One month ago at this time I was packing up in the house in Sorisole totally emptied but a mattress on the bedroom floor. Moki was incredibly nervous as he always is around suitcases, afraid to be left behind. Nothing could reassure him enough. Not even his pet-carrier dig out from the garage where it stayed for more than two years since the American Dog's landing in Italy. I was nervous too but I tried to be focused on my goals, get Moki and me both to Zurich by car first, next to Los Angeles by plane .
One year ago at this time I was in Tuscany with my sister and Marina was alive. Taking Marina on vacation in her condition had been quite an endeavor and I remember being equally focused on that only goal at the vigil of that trip, getting "there."

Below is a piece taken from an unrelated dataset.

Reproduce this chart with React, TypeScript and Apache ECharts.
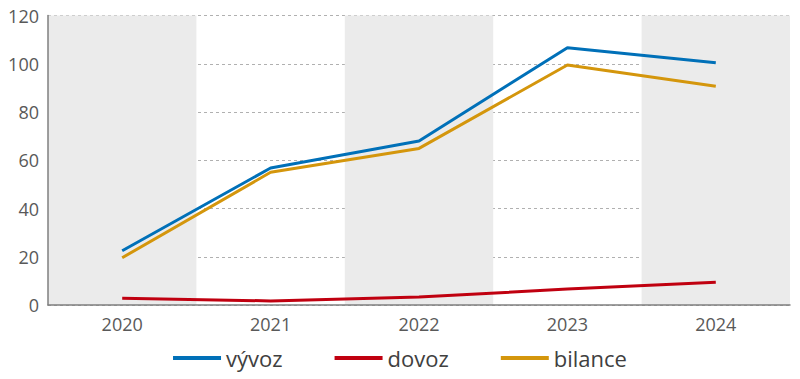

Now that I am "here" again, back in what I consider my real world but with my sister no longer belonging to my reality, I am having difficulties to be here and now.
I still wake up on many days anxious to get to my computer and open my e-mail inbox, hoping to find one of Marina's messages written from the office just before leaving work. Just before she would catch the train to go back to Bergamo. There was no skype at her office up to January 2006, the date of her last e-mail.
I am somebody notorious to erase e-mails just after receiving them unless they are of extra-ordinary importance so I have no e-mail messages from Marina left. But I vividly remember the contents and her flourishing style. She was a true story-teller. She made you see her life in details with sight and sound shows just typing a few words. She was one of the most talented writers I ever read. And I am so happy now for saving all her diaries and scrapbooks. Twnty-five or more years of the life of my sister are now sailing across the ocean to get here.
"Here". Who knows? Maybe only "then", with at least my sister's writings nearby to hang on, I will be able to be here again, "now".